Contingency Plan, Scope Creep and Gold Plating in Project Management

Project Management Terms That Every Project Manager Should Know

Contingency plan The Contingency plan is an alternative plan in order to deal with identified risks when those risks will occur. When risk is identified and scaled, a contingency plan should be developed. You cannot create a contingency plan for unidentified or unknown risks since if you don’t know what the risk is, then it’s impossible to plan for it. The contingency plan shall be implemented once the identified risk will occur. In case that your contingency plan is ready, when things go wrong, instead of discussing alternative solutions and wasting time with your project team, you can quickly put the contingency plan in place.
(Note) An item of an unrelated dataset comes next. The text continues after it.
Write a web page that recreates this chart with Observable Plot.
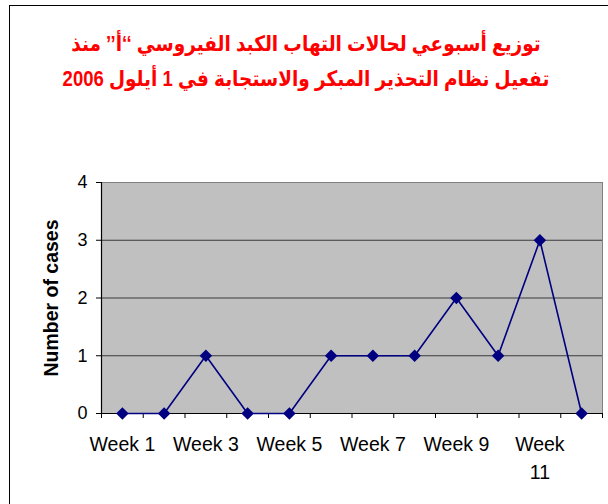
<!DOCTYPE html>
<html>
<head>
<meta charset="utf-8">
<script src="https://cdn.jsdelivr.net/npm/d3@7"></script>
<script src="https://cdn.jsdelivr.net/npm/@observablehq/plot@0.6"></script>
<style>
  body { margin: 0; background: #fff; width: 608px; height: 504px; overflow: hidden; position: relative; }
  #frame { position: absolute; left: 9px; top: 5px; width: 700px; height: 600px; border: 1.5px solid #000; }
  #title { position: absolute; left: 0; top: 27px; width: 612px; text-align: center; direction: rtl;
           color: #ff0000; font: bold 18.5px Arial, "Liberation Sans", "DejaVu Sans", sans-serif; line-height: 30px;
           transform: scaleY(1.15); transform-origin: 50% 0; }
  #chart { position: absolute; left: 0; top: 0; }
</style>
</head>
<body>
<div id="frame"></div>
<div id="chart"></div>
<div id="title">توزيع أسبوعي لحالات التهاب الكبد الفيروسي ‘‘أ’’ منذ<br>تفعيل نظام التحذير المبكر والاستجابة في 1 أيلول 2006</div>
<script>
const weeks = ["Week 1","Week 2","Week 3","Week 4","Week 5","Week 6","Week 7","Week 8","Week 9","Week 10","Week 11","Week 12"];
const cases = [0, 0, 1, 0, 0, 1, 1, 1, 2, 1, 3, 0];
const labelledWeeks = ["Week 1","Week 3","Week 5","Week 7","Week 9","Week 11"];
const yTicks = [0, 1, 2, 3, 4];
const gridValues = [1, 2, 3];

const data = weeks.map((w, i) => ({i, week: w, cases: cases[i]}));
const font = "Arial, 'Liberation Sans', sans-serif";

const chart = Plot.plot({
  width: 608,
  height: 504,
  marginLeft: 101,
  marginRight: 6,
  marginTop: 182,
  marginBottom: 91,
  style: {background: "transparent", fontFamily: font, color: "#000", overflow: "visible"},
  x: {domain: [-0.5, weeks.length - 0.5]},
  y: {domain: [0, 4]},
  marks: [
    Plot.frame({fill: "#c0c0c0", stroke: "#808080"}),
    Plot.ruleY(gridValues, {stroke: "#3a3a3a", strokeWidth: 1}),
    Plot.ruleY([0], {stroke: "#000", strokeWidth: 1.2}),
    Plot.ruleX([-0.5], {stroke: "#000", strokeWidth: 1.2}),
    Plot.axisY({ticks: yTicks, tickSize: 5, tickPadding: 9, fontSize: 18, label: null, tickFormat: d => String(d)}),
    Plot.axisY({ticks: [], label: "Number of cases", labelAnchor: "center", labelArrow: "none", labelOffset: 57, fontSize: 19.5, fontWeight: "bold"}),
    Plot.axisX({ticks: d3.range(-0.5, weeks.length, 1), tickSize: 5, tickFormat: () => "", label: null}),
    Plot.axisX({ticks: labelledWeeks.map(w => weeks.indexOf(w)), tickSize: 0, tickPadding: 17, fontSize: 19.5,
                tickFormat: i => weeks[i], lineWidth: 3.7, lineHeight: 1.45, label: null}),
    Plot.line(data, {x: "i", y: "cases", stroke: "#000080", strokeWidth: 1.6}),
    Plot.dot(data, {x: "i", y: "cases", symbol: "square", r: 5, rotate: 45, fill: "#000080", stroke: "none"})
  ]
});
document.getElementById("chart").appendChild(chart);
</script>
</body>
</html>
With no plan in place, you and your team have to think about what steps to take first. The contingency plan will help you respond quickly.

Fallback Plans: If the risk impact is high and your contingency plan is not working or failed to achieve the desired impact, then you need to put Fallback Plans (Plan B) in place. It is a back-up plan for the contingency plan.

Scope Creep: Uncontrolled changes are called scope creep. In case of scope creep; while the scope of the project changes; time and budget remain the same and a change leads another change. In the end, the project scope completely changes.

How Does Scope Creep Happen? It usually starts with a minor change request.  Such as the client wants more functionality with the same price or a team member wants to add value to the product. Those people may think that this change will not create any big impact and can somehow tolerate. Then another change comes up and another… In order to avoid scope creep, to be sure that the Project Scope Statement which is written in the planning stages of the project is well understood and agreed to by all stakeholders. The communication among the project team members is also very crucial.

Gold Plating: Gold plating refers to offering customers extra functionality and features without checking the impact, although they are not in the scope. For example; to provide additional features even though there is no demand from the customer… (Better performance, better quality product than demanded). However, such initiatives are not reflected to the customer as an additional cost but creates negative impact on the duration and cost of the project. Unlike scope creep, the project’s planned scope never changes with gold plating.